Janet (73) is a single self funded retiree who owns her apartment in Melbourne.
She is finding that her conservatively managed portfolio of superannuation and term deposits is not providing the yields she used to receive placing strain on funding her lifestyle.
She is interested in drawing on the PLS for a few years until cash rates improve to preserve her superannuation as much as she can.
Home Value: $1 million
Age Pension Before Pension Boost:nil per/year
Age Pension Plus Pension Boost:$30,000 per/year
Pension Boost could help Janet apply for the Pension Loans Scheme (PLS). In this case, she could get up to an additional $56,012 per year to live on but chooses to draw $30,000 per year to top up her superannuation pension for 5 years.

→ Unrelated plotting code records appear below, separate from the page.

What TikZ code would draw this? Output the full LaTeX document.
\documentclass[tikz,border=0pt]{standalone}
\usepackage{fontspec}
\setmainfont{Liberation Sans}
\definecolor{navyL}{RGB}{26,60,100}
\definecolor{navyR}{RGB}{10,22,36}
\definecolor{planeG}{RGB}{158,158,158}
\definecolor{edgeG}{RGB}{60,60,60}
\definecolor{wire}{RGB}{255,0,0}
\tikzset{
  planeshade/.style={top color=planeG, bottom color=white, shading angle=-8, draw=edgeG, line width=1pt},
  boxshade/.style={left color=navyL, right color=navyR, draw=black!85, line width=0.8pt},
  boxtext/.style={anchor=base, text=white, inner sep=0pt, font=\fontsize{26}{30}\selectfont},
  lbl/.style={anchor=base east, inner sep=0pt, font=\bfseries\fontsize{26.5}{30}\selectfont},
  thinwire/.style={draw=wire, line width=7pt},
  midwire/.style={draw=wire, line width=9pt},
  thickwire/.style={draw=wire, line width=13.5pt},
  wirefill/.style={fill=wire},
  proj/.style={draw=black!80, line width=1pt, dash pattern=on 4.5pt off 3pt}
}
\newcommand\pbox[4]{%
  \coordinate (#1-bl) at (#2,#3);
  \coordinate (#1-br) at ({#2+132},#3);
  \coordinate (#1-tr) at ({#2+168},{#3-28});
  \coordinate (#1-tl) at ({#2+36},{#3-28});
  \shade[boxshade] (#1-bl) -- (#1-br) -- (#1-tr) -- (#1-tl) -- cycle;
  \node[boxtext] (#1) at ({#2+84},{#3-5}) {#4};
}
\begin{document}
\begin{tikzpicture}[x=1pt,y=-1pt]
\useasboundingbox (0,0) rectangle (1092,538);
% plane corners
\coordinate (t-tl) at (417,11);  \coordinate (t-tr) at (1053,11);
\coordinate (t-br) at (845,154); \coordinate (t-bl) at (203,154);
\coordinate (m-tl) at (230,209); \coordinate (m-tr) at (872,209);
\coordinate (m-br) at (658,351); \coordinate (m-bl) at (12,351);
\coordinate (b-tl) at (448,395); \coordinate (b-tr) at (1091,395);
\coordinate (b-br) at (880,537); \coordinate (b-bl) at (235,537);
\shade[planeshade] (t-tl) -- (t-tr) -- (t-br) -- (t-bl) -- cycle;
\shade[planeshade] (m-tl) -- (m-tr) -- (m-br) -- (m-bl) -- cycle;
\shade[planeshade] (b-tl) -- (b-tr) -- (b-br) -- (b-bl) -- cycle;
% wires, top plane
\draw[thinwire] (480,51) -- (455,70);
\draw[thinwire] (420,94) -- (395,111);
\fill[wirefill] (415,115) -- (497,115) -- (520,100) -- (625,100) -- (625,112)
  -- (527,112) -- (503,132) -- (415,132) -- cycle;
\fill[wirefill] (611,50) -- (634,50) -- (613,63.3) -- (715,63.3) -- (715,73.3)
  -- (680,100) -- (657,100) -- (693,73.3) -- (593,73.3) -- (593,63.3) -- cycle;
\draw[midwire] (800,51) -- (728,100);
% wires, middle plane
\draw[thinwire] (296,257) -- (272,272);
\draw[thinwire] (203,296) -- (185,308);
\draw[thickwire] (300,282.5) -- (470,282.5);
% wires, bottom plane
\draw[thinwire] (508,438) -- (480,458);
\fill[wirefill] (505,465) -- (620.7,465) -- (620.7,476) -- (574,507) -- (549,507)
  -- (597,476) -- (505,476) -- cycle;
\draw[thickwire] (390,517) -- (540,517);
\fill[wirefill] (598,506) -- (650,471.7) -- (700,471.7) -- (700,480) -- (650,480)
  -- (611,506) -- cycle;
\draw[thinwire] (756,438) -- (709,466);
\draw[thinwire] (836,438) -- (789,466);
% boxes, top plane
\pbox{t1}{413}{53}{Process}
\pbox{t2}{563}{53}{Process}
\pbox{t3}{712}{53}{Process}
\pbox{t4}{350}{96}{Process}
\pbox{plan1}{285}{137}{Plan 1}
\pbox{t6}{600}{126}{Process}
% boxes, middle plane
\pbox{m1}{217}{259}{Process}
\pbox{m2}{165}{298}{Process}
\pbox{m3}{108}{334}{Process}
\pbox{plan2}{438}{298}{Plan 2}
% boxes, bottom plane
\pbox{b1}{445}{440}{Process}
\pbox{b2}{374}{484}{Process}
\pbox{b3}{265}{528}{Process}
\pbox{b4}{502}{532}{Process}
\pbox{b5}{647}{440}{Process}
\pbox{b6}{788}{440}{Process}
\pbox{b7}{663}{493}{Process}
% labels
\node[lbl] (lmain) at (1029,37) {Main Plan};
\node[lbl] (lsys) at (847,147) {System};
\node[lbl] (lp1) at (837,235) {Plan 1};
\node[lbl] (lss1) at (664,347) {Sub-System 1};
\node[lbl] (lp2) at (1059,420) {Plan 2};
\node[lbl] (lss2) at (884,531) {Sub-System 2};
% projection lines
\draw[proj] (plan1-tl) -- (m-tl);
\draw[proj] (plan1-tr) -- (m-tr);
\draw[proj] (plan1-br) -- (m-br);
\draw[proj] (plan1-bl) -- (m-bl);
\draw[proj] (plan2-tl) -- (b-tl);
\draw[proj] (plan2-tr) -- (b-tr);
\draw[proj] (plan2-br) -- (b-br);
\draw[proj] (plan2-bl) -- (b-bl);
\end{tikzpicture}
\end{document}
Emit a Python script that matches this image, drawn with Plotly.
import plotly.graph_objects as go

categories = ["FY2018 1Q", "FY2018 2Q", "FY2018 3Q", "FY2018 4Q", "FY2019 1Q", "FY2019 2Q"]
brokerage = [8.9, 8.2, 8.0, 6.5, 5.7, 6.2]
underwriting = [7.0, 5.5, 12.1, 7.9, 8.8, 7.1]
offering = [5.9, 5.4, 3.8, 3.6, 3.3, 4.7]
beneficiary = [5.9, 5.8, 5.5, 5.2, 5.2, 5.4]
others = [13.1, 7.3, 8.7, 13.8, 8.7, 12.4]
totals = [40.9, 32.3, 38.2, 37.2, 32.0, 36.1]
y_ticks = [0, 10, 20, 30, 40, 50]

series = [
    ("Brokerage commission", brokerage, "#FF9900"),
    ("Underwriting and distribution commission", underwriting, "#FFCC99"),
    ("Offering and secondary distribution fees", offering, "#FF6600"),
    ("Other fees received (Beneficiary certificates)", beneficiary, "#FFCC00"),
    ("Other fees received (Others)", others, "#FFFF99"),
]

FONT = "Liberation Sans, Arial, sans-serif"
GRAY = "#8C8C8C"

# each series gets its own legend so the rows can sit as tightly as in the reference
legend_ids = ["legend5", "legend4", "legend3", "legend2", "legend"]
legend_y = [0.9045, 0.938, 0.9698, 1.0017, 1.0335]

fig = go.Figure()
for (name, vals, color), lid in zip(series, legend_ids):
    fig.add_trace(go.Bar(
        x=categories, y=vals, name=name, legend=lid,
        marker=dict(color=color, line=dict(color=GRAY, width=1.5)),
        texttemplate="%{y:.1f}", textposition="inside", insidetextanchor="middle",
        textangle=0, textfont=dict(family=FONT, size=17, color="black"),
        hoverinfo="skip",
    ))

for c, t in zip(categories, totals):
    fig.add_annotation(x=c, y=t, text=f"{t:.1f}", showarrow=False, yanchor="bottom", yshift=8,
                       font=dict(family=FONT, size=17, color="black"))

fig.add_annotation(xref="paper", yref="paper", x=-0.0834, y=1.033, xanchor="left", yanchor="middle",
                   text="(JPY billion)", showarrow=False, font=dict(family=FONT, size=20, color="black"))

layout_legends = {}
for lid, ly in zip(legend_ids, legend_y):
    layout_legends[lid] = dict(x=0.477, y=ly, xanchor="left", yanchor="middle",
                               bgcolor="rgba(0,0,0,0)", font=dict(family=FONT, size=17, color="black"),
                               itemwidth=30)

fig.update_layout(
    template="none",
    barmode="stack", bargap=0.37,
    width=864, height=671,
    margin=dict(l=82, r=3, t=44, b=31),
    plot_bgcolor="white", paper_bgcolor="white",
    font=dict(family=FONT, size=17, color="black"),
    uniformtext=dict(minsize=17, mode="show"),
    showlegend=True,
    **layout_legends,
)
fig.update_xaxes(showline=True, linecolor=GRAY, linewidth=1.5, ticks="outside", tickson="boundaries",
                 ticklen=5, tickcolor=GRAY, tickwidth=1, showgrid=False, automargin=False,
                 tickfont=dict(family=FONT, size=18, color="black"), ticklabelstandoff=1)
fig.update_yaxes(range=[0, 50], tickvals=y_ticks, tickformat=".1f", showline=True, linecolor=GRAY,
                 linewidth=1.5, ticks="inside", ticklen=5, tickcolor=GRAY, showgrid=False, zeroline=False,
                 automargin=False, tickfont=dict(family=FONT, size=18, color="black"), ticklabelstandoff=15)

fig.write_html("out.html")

This would mean she would be able to enjoy her preferred lifestyle until markets recover.
Janet will be able to boost her income by this amount for 5 years - until she is 78.
You get paid fortnightly by the Australian Government
Your mortgage increases by the payment amount + interest
You only need to pay the Australian Government back when you move out of your house or sell it
After 10 years she would still own approximately 83% of her property ($1.122 million).
If Janet lived to 93 (20 years), she would still own approximately 81% of her home ($1.458 million).Note: these numbers assume the value of Janet's property grows by an average of 3% per year.